Indonesians strike against $1 per day


By Frank Gollan

JAKARTA — A major industrial dispute and trouble with a visiting Dutch parliamentary delegation gave the Indonesian government more than its usual share of problems in the week of the 46th anniversary of independence. The problems of the country's uneven development were also underlined by a three hour Java-wide power failure on the eve of the August 17 independence ceremonies.

With presidential elections due next May, the government has been trying to present a human face, with the daily press carrying photos of politicians and military officials giving poetry recitals. Old habits are hard to shake, however, for the country which vies with South Africa for the world's worst human rights.

On August 20, 13,000 workers struck in the industrial city of Tanggerang near Jakarta. While smaller industrial actions have occurred in a number of areas, this action was the most significant in recent years.

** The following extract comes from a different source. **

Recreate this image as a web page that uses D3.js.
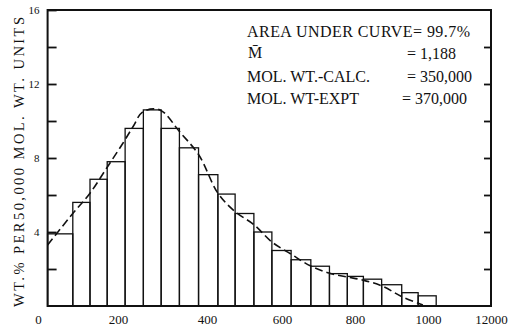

The workers were demanding that their wages be increased from Rp1600 per day (about $1) to the legal minimum wage of Rp2100. According to a Ministry of Manpower report, in almost every province the minimum wage received by workers fails to cover their minimum physical needs.

Coordinating minister for political and security affairs Sudomo responded to the strike by saying he would ask the armed forces to intervene.

Two days earlier, a visiting Dutch parliamentary delegation embarrassed the government by turning up unannounced at Jakarta's Cipinang prison. The Jakarta Post quoted armed forces representative General Nurhadi Purwosaputro saying later that "to visit a correctional facility one needs a permit from the authorities". The delegation had been able to enter the prison and speak to a number of political prisoners for about 15 minutes before the order for their expulsion arrived. They were not impressed by the prison officials' offer to arrange another visit the next day.